Pensaba que ni siquiera se me había ocurrido que las dos compartieran un nexo mucho más estrecho que el que me unía a ellas. Primero, por ser caraqueñas recién mudadas (suponía). Segundo, por ser las dos venezolanas de descendencia china (se supone). Tercero, por haberse mudado a esta ciudad situada en el centro de los cosmos (otra suposición). Cuarto, por haberse casado con un chino residente en esta ciudad (hasta donde voy a llegar sin siquiera intercambiar una vocal con las tales chamas). Quinto, por ser amigas, quizá, desde quién sabe cuál año de la pera, como dicen en mi tierra natal al referirse a alguna época lejana.
Las escucho decir algo así como: «¿cómo te dice tu suegro? El mío siempre usa mi segundo nombre jajaja…aquel día entero lo pasé encerrada en el cuarto…», entre tanta cotidianidad criolla, en tan remota tierra y cultura, las costumbres chino-americanas, al igual que las venezolanas, pero también las verdaderamente chinas, de no mencionar las chino-venezolanas, y entre todas, una sopa de identidades mezcladas en el guiso primordial de nuestro continente americano. «Ai keno du enithin enigüei» comentaba una, entre otros ejemplos de alternancia de código sino-inglés-español. «¡Perooo qui chevere!»; «entonceee»; «que no ej naa», comiéndose con sabrosura aquellas eses que tanto parecieran estorbar en el español del caribe, seguido por un «¡sí claro, por fin, flores dioj mio!», y «qué pena. Que Pena. QUE. PENA.» En mucho me recordaban al habla de mi tía, o el de una amiga venezolana en particular. Un español muy familiar, que se diferenciaba de otros españoles caraqueños que he conocido, ni el de las sifrinas de la lagunita, aquel suburbio de la capital venezolano, ni el de los tales «chavistas» a quienes a menudo se refiere mi abuela, eternamente caracterizados por sus errores lingüísticos como, por ejemplo, en decir «hubo vs. hubieron».

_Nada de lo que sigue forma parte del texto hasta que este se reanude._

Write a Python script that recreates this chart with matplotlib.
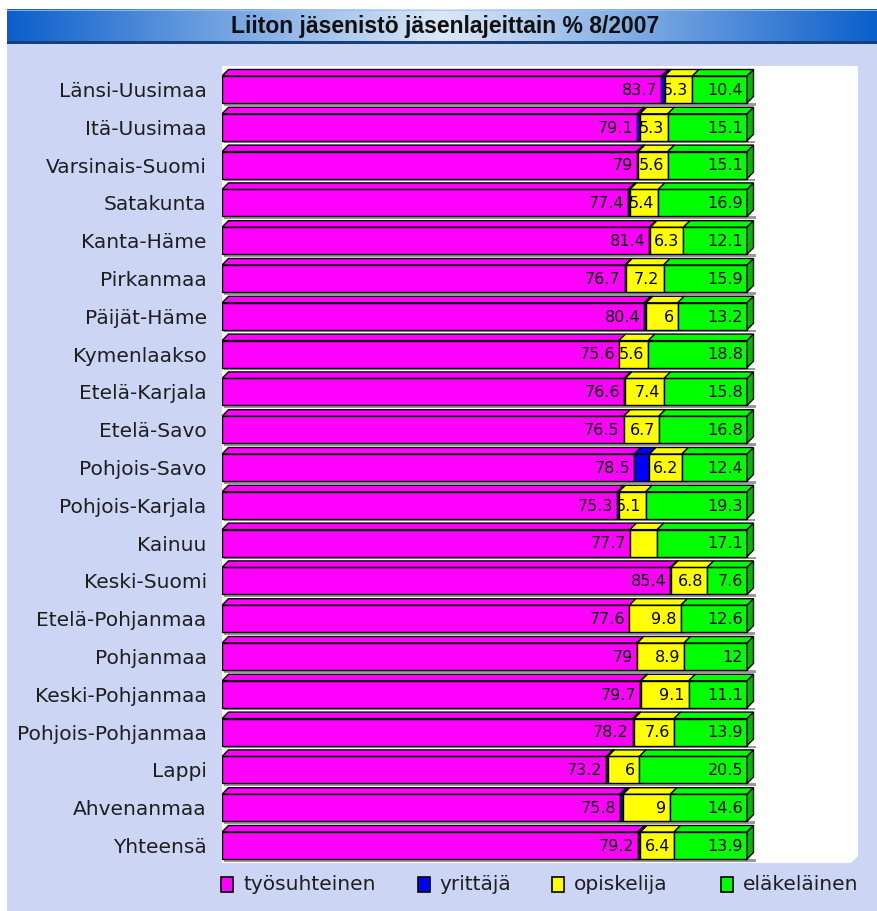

A fin de cuentas, me decía no querer interrumpirlas porque quién sabe, aquel pudiera haber sido un espacio sagrado el que ocupaban, íntimo y secreto para las dos, como aquel cuarto donde pasó un día entero encerrada una de ellas, pero esta vez compartido, propio y único para las dos, donde muy difícilmente entraba otro chino, y quizá menos probable aun otro venezolano. En fin, ahí permanecí como todo un turista entrometido, como una especie de etnógrafo-espía-violador de aquel espacio íntimo compartido por dos compatriotas mías. Un Tom, el mirón más descarado no pudiera existir.
Y fue entonces, repentinamente que se corto aquella visita traída de tierras remotas y mías a la vez, una de las chamas alejándose a pie con piernas corpulentas, la cuales tiraba con mucha fortaleza, sabrosas como el aire venezolano, expuestas y encubiertas a cada paso por aquella bata de vestir que llevaba puesta encima de un mini-short, toda una elegancia caraqueña, dando diestro camino como el baile de una bailarina de salsa de salón, a la vez muy de moda y sensual, pero con cierto toque gustoso, mientras la otra vestía de una camisa con su licra, la cual me hizo pensar en la pícara y entrometida canción de los Amigos Invisibles, «las licras del Ávila.»
Oportuno aquel pensamiento, opiné, dado el papel de mirón que con tanto gusto realicé desde aquella mesita, en un café coreano situado en la urbanización Brookliniana de Bensonhurst.